- Born: c. 1767
- Died: 20 August 1820 Bath, Somerset
- Allegiance: United Kingdom
- Branch: British Army
- Service years: 1788–1814
- Rank: Major-General
- Unit: 15th Light Dragoons
- Commands: 3rd Dragoon Guards Heavy Cavalry Brigade
- Conflicts: French Revolutionary Wars Flanders Campaign Battle of Famars; Siege of Valenciennes; Battle of Villers-en-Cauchies; Siege of Dunkirk; Battle of Boxtel; Siege of Nijmegen; ; Anglo-Russian Invasion of Holland Battle of Alkmaar (WIA); ; ; Napoleonic Wars Peninsular War Battle of Talavera; Battle of Campo Maior; Battle of Albuera; Battle of Usagre; Siege of Ciudad Rodrigo; Battle of Maguilla; ; ;
- Awards: Army Gold Medal Military Order of Maria Theresa (Austria) Military Order of the Tower and Sword (Portugal)
- Education: Harrow School Eton College
- Relations: John Calcraft the Elder (father) John Calcraft the Younger (brother)

Member of Parliament for Wareham
- In office 1807–1808

Personal details
- Party: Whig

= Granby Calcraft (British Army officer, born 1770) =

British soldier and politician

Major-General Sir Granby Thomas Calcraft (c. 1767 – 20 August 1820) was a British soldier and politician.
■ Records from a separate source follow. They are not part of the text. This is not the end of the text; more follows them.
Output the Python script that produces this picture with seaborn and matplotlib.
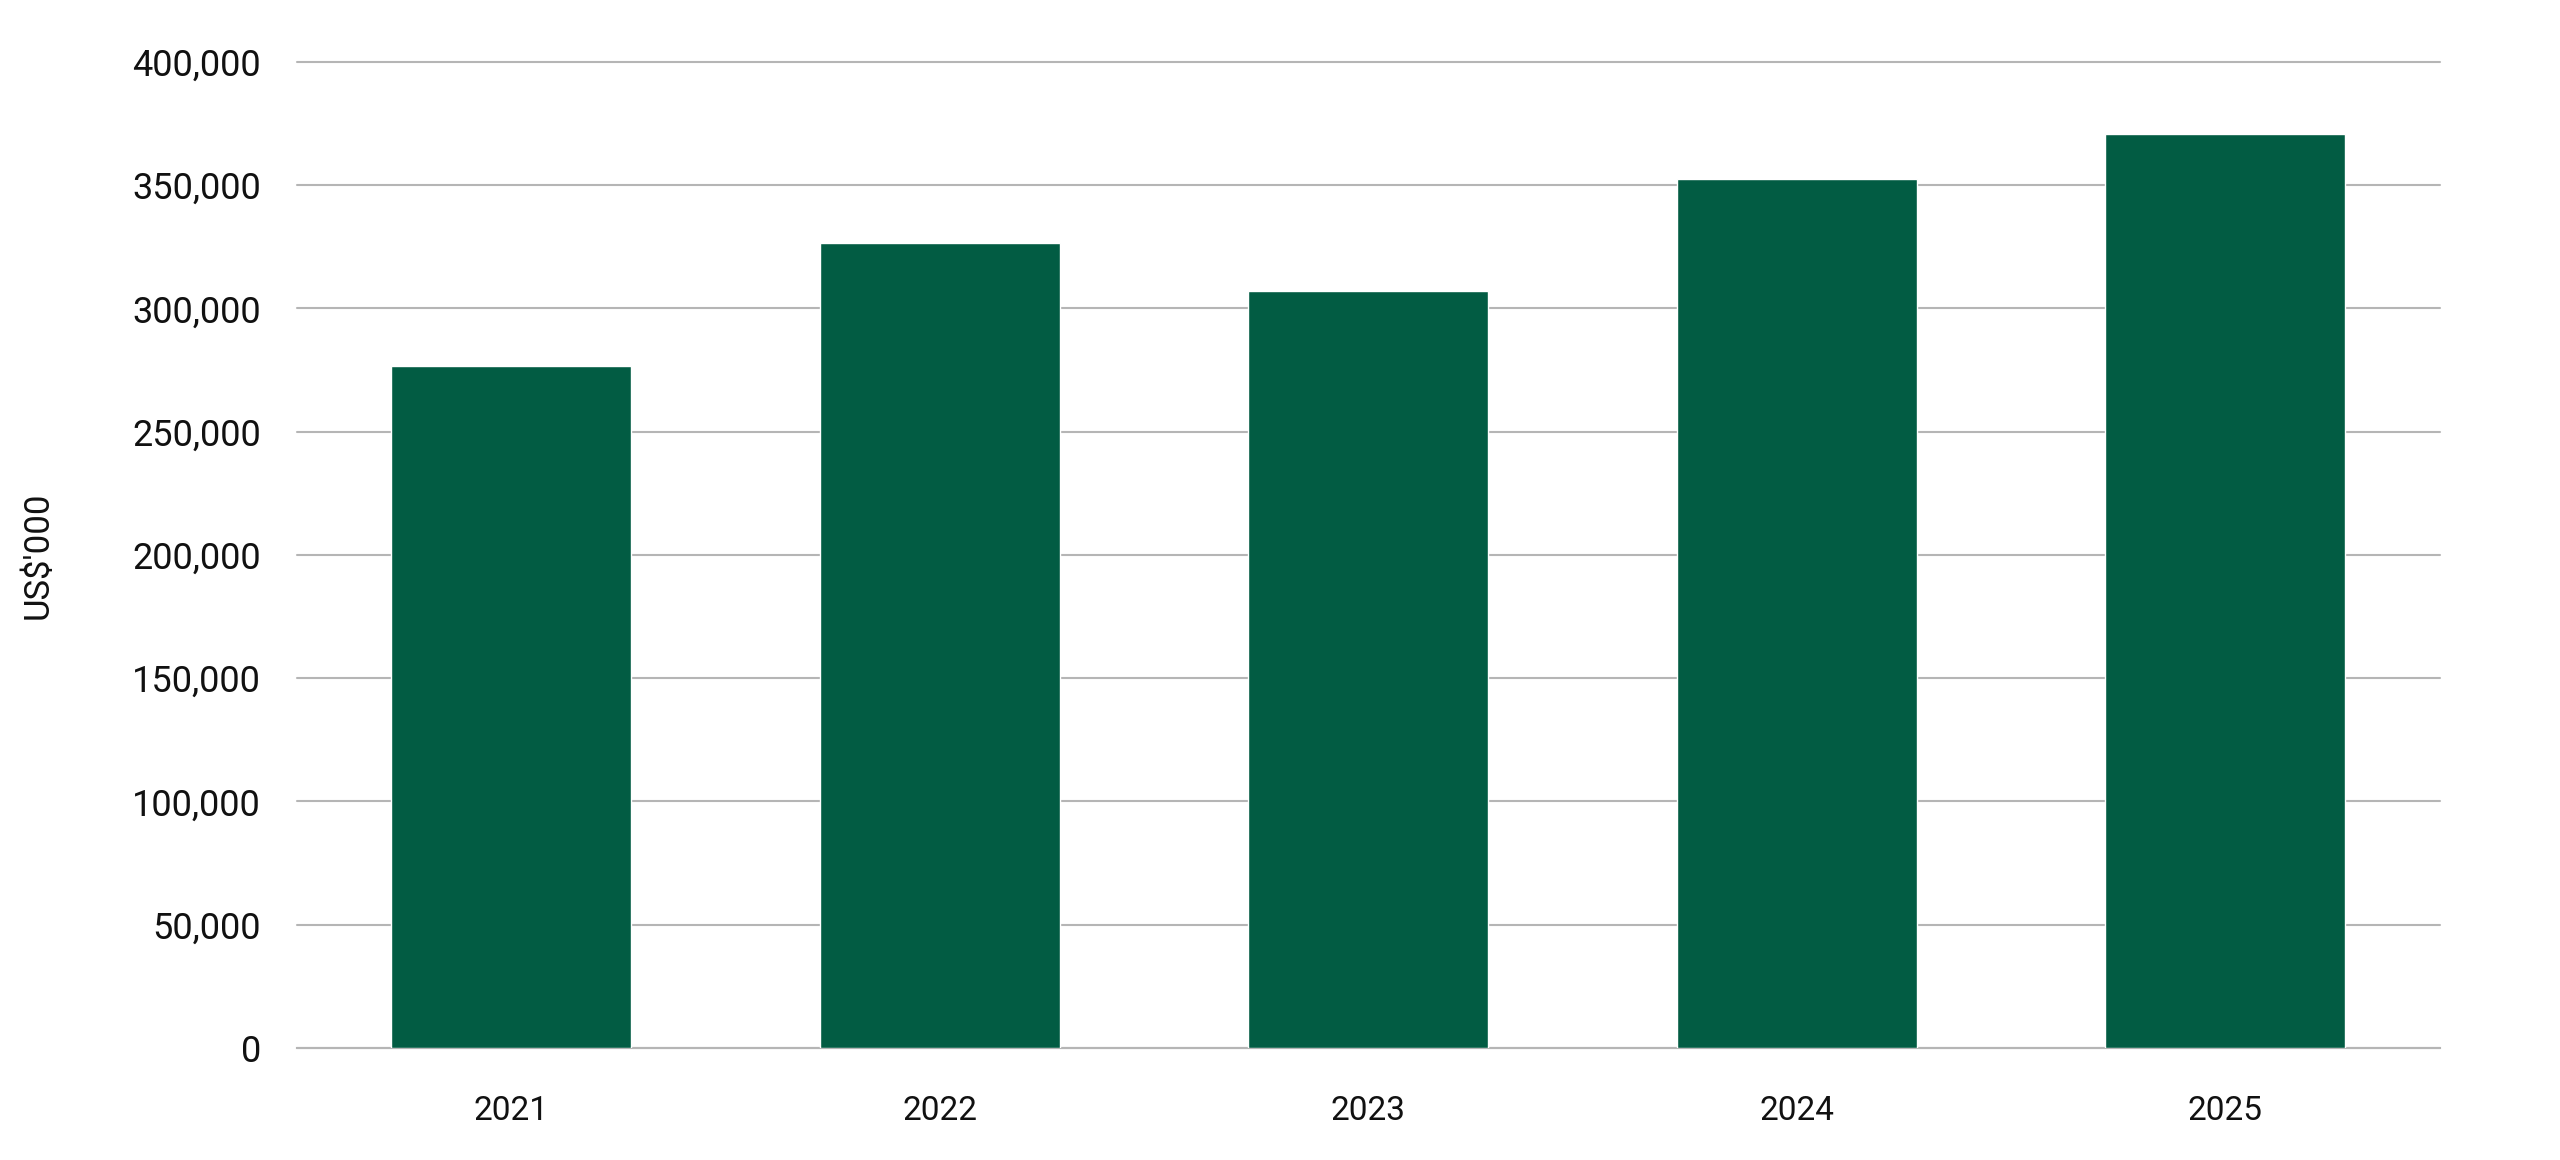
import pandas as pd
import numpy as np
import matplotlib
matplotlib.use('Agg')
import matplotlib.pyplot as plt
import seaborn as sns
from matplotlib.ticker import FuncFormatter, MultipleLocator

years = ['2021', '2022', '2023', '2024', '2025']
values = [276500, 326500, 307200, 352700, 370800]

df = pd.DataFrame({'Year': years, 'Value': values})

sns.set_style('white')
plt.rcParams['font.family'] = ['Roboto', 'DejaVu Sans']

bar_color = '#025c43'
grid_color = '#b5b5b5'

fig = plt.figure(figsize=(25.6, 11.6), dpi=100)
ax = fig.add_axes([0.116, 0.0966, 0.837, 0.85])

sns.barplot(data=df, x='Year', y='Value', color=bar_color, width=0.56,
            saturation=1, ax=ax, zorder=3)

ax.set_ylim(0, 400000)
ax.yaxis.set_major_locator(MultipleLocator(50000))
ax.yaxis.set_major_formatter(FuncFormatter(lambda v, p: f'{int(v):,}'))
ax.grid(axis='y', color=grid_color, linewidth=1.5, zorder=0)
ax.set_axisbelow(True)
# keep the top gridline from being clipped at the axes edge
for gl in ax.get_ygridlines():
    gl.set_clip_on(False)

for s in ['top', 'right', 'left']:
    ax.spines[s].set_visible(False)
ax.spines['bottom'].set_color(grid_color)
ax.spines['bottom'].set_linewidth(1.5)

ax.tick_params(axis='both', length=0, colors='#111111')
ax.tick_params(axis='x', pad=34, labelsize=24)
ax.tick_params(axis='y', pad=26, labelsize=26)
for lbl in ax.get_yticklabels():
    lbl.set_y(lbl.get_position()[1])

ax.set_xlabel('')
ax.set_ylabel("US$'000", fontsize=25, color='#111111')
ax.yaxis.set_label_coords(-0.113, 0.5)

fig.savefig('out.png', dpi=100, facecolor='white')
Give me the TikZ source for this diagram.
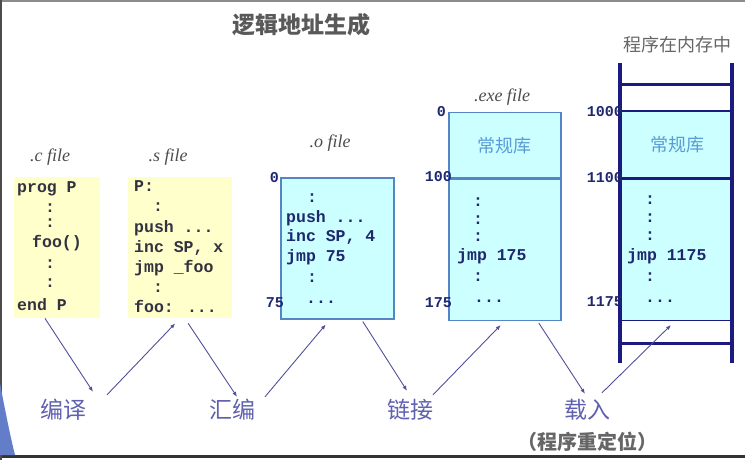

He was a cavalry officer, and commanded the 3rd Dragoon Guards and the Heavy Brigade in the Peninsular War. He was MP for Wareham in the years 1807–1808.

==Early life==
He was the younger son of John Calcraft of Rempston Hall in the Isle of Purbeck, and brother of John Calcraft the younger (1765–1831). Like his brother, he was illegitimate, the son of the actress Elizabeth Bride.

Calcraft entered the army as a cornet in the 15th Light Dragoons in March 1788, and was promoted lieutenant in 1793; in that year his regiment was ordered to join the force under the Duke of York and Albany in Flanders. With it he served at the Battle of Famars, the siege of Valenciennes, and the Battle of Villers-en-Cauchies, where a small force of the 15th Light Dragoons and Austrian hussars defeated a French corps. All the eight officers of the 15th present there were knighted, and received the Order of Maria Theresa from Leopold II, Holy Roman Emperor. In the same month, April 1794, Calcraft was promoted captain, and his regiment was frequently engaged throughout the disastrous retreat of the following winter.

In 1799 Calcraft accompanied Henry William Paget, who commanded the cavalry brigade in the Anglo-Russian invasion of Holland, as aide-de-camp; he was wounded at the Battle of Alkmaar on 1 October, and was for his services promoted major into the 25th Light Dragoons in December 1799. In the following year he exchanged into the 3rd Dragoon Guards, of which he became lieutenant-colonel on 25 December 1800, and he commanded the regiment until his promotion to the rank of major-general in 1813.

==Peninsular War==
In 1807 Calcraft was elected Member of Parliament for Wareham, but resigned his seat at the close of 1808 on his regiment being ordered for service in the Iberian Peninsula. The 3rd Dragoon Guards were brigaded with the 4th Dragoons under the command of Henry Fane, as the Heavy Brigade, which was engaged in the Battle of Talavera. General Fane fell ill, and Calcraft assumed the command of the Brigade, which he held until the arrival of George de Grey in May 1810. The Brigade was frequently engaged during the retreat to Torres Vedras, and again in the pursuit of General André Masséna in March 1811. After the combat of Foz d'Aronce, the Heavy Brigade served on the left bank of the Tagus under Marshal Beresford.

Calcraft, who had been promoted colonel for his services on 25 July 1810, was engaged at the head of his regiment at the Battle of Campo Maior, at the Battle of Albuera, and in William Lumley's charge at Los Santos on 16 April 1811. In January 1812 the Heavy Brigade, which was again temporarily under the command of Calcraft, assisted in covering the siege of Ciudad Rodrigo, and when Wellington formed the Siege of Badajoz, it was left with General Graham's division to watch Auguste Marmont.

After the Battle of Salamanca the cavalry division was in the action at Llera on 11 June 1812, when General Charles Lallemand's cavalry was cut to pieces, and Calcraft was mentioned in General Slade's report. The Brigade was then engaged in covering Rowland Hill's retreat from Madrid, and in December 1812 Calcraft was made a knight of the Portuguese Order of the Tower and Sword for his services. On 4 June 1813 he was promoted major-general, and left the Peninsula theatre.

==Later life==
The ministry disliked Calcraft's opinions, and his brother attacked it for "jobbery". In 1813 he was appointed to the command of a brigade in England, and in 1814 received a gold medal for the battle of Talavera. In 1814 he gave up his staff appointment, and lived in retirement, until his death on 20 August 1820.